■ SUPPLIED MATERIAL:
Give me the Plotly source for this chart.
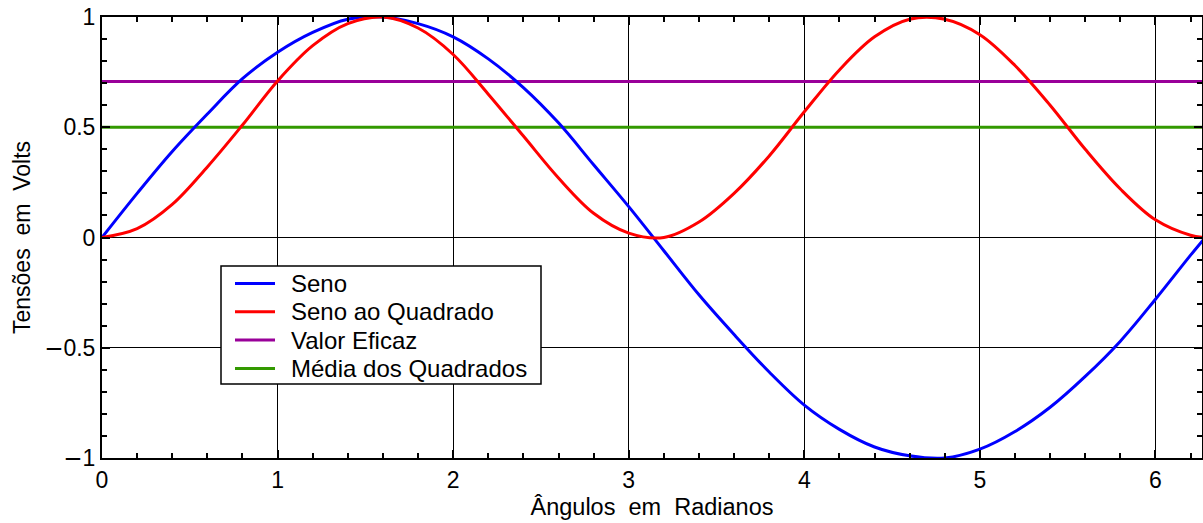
import plotly.graph_objects as go

# Angles (rad) and values
x_curve = [0.0, 0.2, 0.4, 0.6, 0.8, 1.0, 1.2, 1.4, 1.6, 1.8, 2.0, 2.2, 2.4, 2.6, 2.8, 3.0,
           3.2, 3.4, 3.6, 3.8, 4.0, 4.2, 4.4, 4.6, 4.8, 5.0, 5.2, 5.4, 5.6, 5.8, 6.0, 6.2, 6.283]
seno = [0.0, 0.20, 0.39, 0.56, 0.72, 0.84, 0.93, 0.99, 1.00, 0.97, 0.91, 0.81, 0.68, 0.52, 0.33, 0.14,
        -0.06, -0.26, -0.44, -0.61, -0.76, -0.87, -0.95, -0.99, -1.00, -0.96, -0.88, -0.77, -0.63, -0.47,
        -0.28, -0.08, 0.0]
seno_quad = [0.0, 0.04, 0.15, 0.32, 0.51, 0.71, 0.87, 0.97, 1.00, 0.95, 0.83, 0.65, 0.46, 0.27, 0.11, 0.02,
             0.00, 0.07, 0.20, 0.37, 0.57, 0.76, 0.91, 0.99, 0.99, 0.92, 0.78, 0.60, 0.40, 0.22,
             0.08, 0.01, 0.0]
x_const = [0.0, 6.283]
valor_eficaz = [0.707, 0.707]
media_quadrados = [0.5, 0.5]

names = ["Seno", "Seno ao Quadrado", "Valor Eficaz", "Média dos Quadrados"]
colors = ["#0000ff", "#ff0000", "#990099", "#339900"]

x_tickvals = [0, 1, 2, 3, 4, 5, 6]
x_ticktext = ["0", "1", "2", "3", "4", "5", "6"]
y_tickvals = [-1, -0.5, 0, 0.5, 1]
y_ticktext = ["\u22121", "\u22120.5", "0", "0.5", "1"]

x_title = "Ângulos\u00a0\u00a0em\u00a0\u00a0Radianos"
y_title = "Tensões\u00a0\u00a0em\u00a0\u00a0Volts"

fig = go.Figure()
fig.add_trace(go.Scatter(x=x_const, y=valor_eficaz, mode="lines", name=names[2],
                         line=dict(color=colors[2], width=3)))
fig.add_trace(go.Scatter(x=x_const, y=media_quadrados, mode="lines", name=names[3],
                         line=dict(color=colors[3], width=3)))
fig.add_trace(go.Scatter(x=x_curve, y=seno, mode="lines", name=names[0],
                         line=dict(color=colors[0], width=3, shape="spline")))
fig.add_trace(go.Scatter(x=x_curve, y=seno_quad, mode="lines", name=names[1],
                         line=dict(color=colors[1], width=3, shape="spline")))

font = "Liberation Sans, Arial, sans-serif"
minus_font = "DejaVu Sans"
y_ticktext_html = [t.replace("\u2212", '<span style="font-family:%s">\u2212</span>' % minus_font)
                   for t in y_ticktext]

axis_common = dict(
    showline=True, linecolor="black", linewidth=2, mirror="allticks",
    ticks="inside", ticklen=8, tickwidth=2, tickcolor="black",
    showgrid=True, gridcolor="black", gridwidth=1,
    zeroline=True, zerolinecolor="black", zerolinewidth=1,
    tickfont=dict(family=font, size=23, color="black"),
    ticklabeloverflow="allow", automargin=False,
)

fig.update_xaxes(range=[0, 6.265], tickmode="array", tickvals=x_tickvals, ticktext=x_ticktext,
                 minor=dict(dtick=0.2, tick0=0, ticks="inside", ticklen=5, tickwidth=2, tickcolor="black", showgrid=False),
                 title=dict(text=x_title, font=dict(family=font, size=23.5, color="black"), standoff=7),
                 **axis_common)
fig.update_yaxes(range=[-1, 1], tickmode="array", tickvals=y_tickvals, ticktext=y_ticktext_html,
                 minor=dict(dtick=0.1, tick0=0, ticks="inside", ticklen=5, tickwidth=2, tickcolor="black", showgrid=False),
                 title=dict(text=y_title, font=dict(family=font, size=23, color="black"), standoff=7),
                 **axis_common)

# Layout geometry in page pixels (page body margin removed below)
W, H = 1203, 523
ML, MR, MT, MB = 102, 1, 17, 65
PW, PH = W - ML - MR, H - MT - MB

def px(xp):
    return (xp - ML) / PW

def py(yp):
    return (H - MB - yp) / PH

fig.update_layout(
    width=W, height=H,
    margin=dict(l=ML, r=MR, t=MT, b=MB, autoexpand=False),
    plot_bgcolor="white", paper_bgcolor="white",
    font=dict(family=font, size=23, color="black"),
    showlegend=False,
)

# Hand-built legend box (to match row spacing of the original)
box_l, box_r, box_t, box_b = 221, 541, 266, 384
row0, row_step = 283.5, 28.3
line_l, line_r, text_l = 235, 275, 289
shapes = [dict(type="rect", xref="paper", yref="paper", x0=px(box_l), x1=px(box_r), y0=py(box_b), y1=py(box_t),
               fillcolor="white", line=dict(color="black", width=1.5), layer="above")]
annotations = []
for i, (nm, col) in enumerate(zip(names, colors)):
    yy = row0 + i * row_step
    shapes.append(dict(type="line", xref="paper", yref="paper", x0=px(line_l), x1=px(line_r),
                       y0=py(yy), y1=py(yy), line=dict(color=col, width=3), layer="above"))
    annotations.append(dict(text=nm, xref="paper", yref="paper", x=px(text_l), y=py(yy),
                            xanchor="left", yanchor="middle", showarrow=False,
                            font=dict(family=font, size=24, color="black")))
fig.update_layout(shapes=shapes, annotations=annotations)

fig.write_html("out.html", config={"displayModeBar": False},
               post_script="document.body.style.margin='0px';document.body.style.overflow='hidden';")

■ TASK REQUIREMENTS: Print each line of the material above exactly, with the pictures removed from your copy.

■ RESULT BELOW:
Give me the Plotly source for this chart.
import plotly.graph_objects as go

# Angles (rad) and values
x_curve = [0.0, 0.2, 0.4, 0.6, 0.8, 1.0, 1.2, 1.4, 1.6, 1.8, 2.0, 2.2, 2.4, 2.6, 2.8, 3.0,
           3.2, 3.4, 3.6, 3.8, 4.0, 4.2, 4.4, 4.6, 4.8, 5.0, 5.2, 5.4, 5.6, 5.8, 6.0, 6.2, 6.283]
seno = [0.0, 0.20, 0.39, 0.56, 0.72, 0.84, 0.93, 0.99, 1.00, 0.97, 0.91, 0.81, 0.68, 0.52, 0.33, 0.14,
        -0.06, -0.26, -0.44, -0.61, -0.76, -0.87, -0.95, -0.99, -1.00, -0.96, -0.88, -0.77, -0.63, -0.47,
        -0.28, -0.08, 0.0]
seno_quad = [0.0, 0.04, 0.15, 0.32, 0.51, 0.71, 0.87, 0.97, 1.00, 0.95, 0.83, 0.65, 0.46, 0.27, 0.11, 0.02,
             0.00, 0.07, 0.20, 0.37, 0.57, 0.76, 0.91, 0.99, 0.99, 0.92, 0.78, 0.60, 0.40, 0.22,
             0.08, 0.01, 0.0]
x_const = [0.0, 6.283]
valor_eficaz = [0.707, 0.707]
media_quadrados = [0.5, 0.5]

names = ["Seno", "Seno ao Quadrado", "Valor Eficaz", "Média dos Quadrados"]
colors = ["#0000ff", "#ff0000", "#990099", "#339900"]

x_tickvals = [0, 1, 2, 3, 4, 5, 6]
x_ticktext = ["0", "1", "2", "3", "4", "5", "6"]
y_tickvals = [-1, -0.5, 0, 0.5, 1]
y_ticktext = ["\u22121", "\u22120.5", "0", "0.5", "1"]

x_title = "Ângulos\u00a0\u00a0em\u00a0\u00a0Radianos"
y_title = "Tensões\u00a0\u00a0em\u00a0\u00a0Volts"

fig = go.Figure()
fig.add_trace(go.Scatter(x=x_const, y=valor_eficaz, mode="lines", name=names[2],
                         line=dict(color=colors[2], width=3)))
fig.add_trace(go.Scatter(x=x_const, y=media_quadrados, mode="lines", name=names[3],
                         line=dict(color=colors[3], width=3)))
fig.add_trace(go.Scatter(x=x_curve, y=seno, mode="lines", name=names[0],
                         line=dict(color=colors[0], width=3, shape="spline")))
fig.add_trace(go.Scatter(x=x_curve, y=seno_quad, mode="lines", name=names[1],
                         line=dict(color=colors[1], width=3, shape="spline")))

font = "Liberation Sans, Arial, sans-serif"
minus_font = "DejaVu Sans"
y_ticktext_html = [t.replace("\u2212", '<span style="font-family:%s">\u2212</span>' % minus_font)
                   for t in y_ticktext]

axis_common = dict(
    showline=True, linecolor="black", linewidth=2, mirror="allticks",
    ticks="inside", ticklen=8, tickwidth=2, tickcolor="black",
    showgrid=True, gridcolor="black", gridwidth=1,
    zeroline=True, zerolinecolor="black", zerolinewidth=1,
    tickfont=dict(family=font, size=23, color="black"),
    ticklabeloverflow="allow", automargin=False,
)

fig.update_xaxes(range=[0, 6.265], tickmode="array", tickvals=x_tickvals, ticktext=x_ticktext,
                 minor=dict(dtick=0.2, tick0=0, ticks="inside", ticklen=5, tickwidth=2, tickcolor="black", showgrid=False),
                 title=dict(text=x_title, font=dict(family=font, size=23.5, color="black"), standoff=7),
                 **axis_common)
fig.update_yaxes(range=[-1, 1], tickmode="array", tickvals=y_tickvals, ticktext=y_ticktext_html,
                 minor=dict(dtick=0.1, tick0=0, ticks="inside", ticklen=5, tickwidth=2, tickcolor="black", showgrid=False),
                 title=dict(text=y_title, font=dict(family=font, size=23, color="black"), standoff=7),
                 **axis_common)

# Layout geometry in page pixels (page body margin removed below)
W, H = 1203, 523
ML, MR, MT, MB = 102, 1, 17, 65
PW, PH = W - ML - MR, H - MT - MB

def px(xp):
    return (xp - ML) / PW

def py(yp):
    return (H - MB - yp) / PH

fig.update_layout(
    width=W, height=H,
    margin=dict(l=ML, r=MR, t=MT, b=MB, autoexpand=False),
    plot_bgcolor="white", paper_bgcolor="white",
    font=dict(family=font, size=23, color="black"),
    showlegend=False,
)

# Hand-built legend box (to match row spacing of the original)
box_l, box_r, box_t, box_b = 221, 541, 266, 384
row0, row_step = 283.5, 28.3
line_l, line_r, text_l = 235, 275, 289
shapes = [dict(type="rect", xref="paper", yref="paper", x0=px(box_l), x1=px(box_r), y0=py(box_b), y1=py(box_t),
               fillcolor="white", line=dict(color="black", width=1.5), layer="above")]
annotations = []
for i, (nm, col) in enumerate(zip(names, colors)):
    yy = row0 + i * row_step
    shapes.append(dict(type="line", xref="paper", yref="paper", x0=px(line_l), x1=px(line_r),
                       y0=py(yy), y1=py(yy), line=dict(color=col, width=3), layer="above"))
    annotations.append(dict(text=nm, xref="paper", yref="paper", x=px(text_l), y=py(yy),
                            xanchor="left", yanchor="middle", showarrow=False,
                            font=dict(family=font, size=24, color="black")))
fig.update_layout(shapes=shapes, annotations=annotations)

fig.write_html("out.html", config={"displayModeBar": False},
               post_script="document.body.style.margin='0px';document.body.style.overflow='hidden';")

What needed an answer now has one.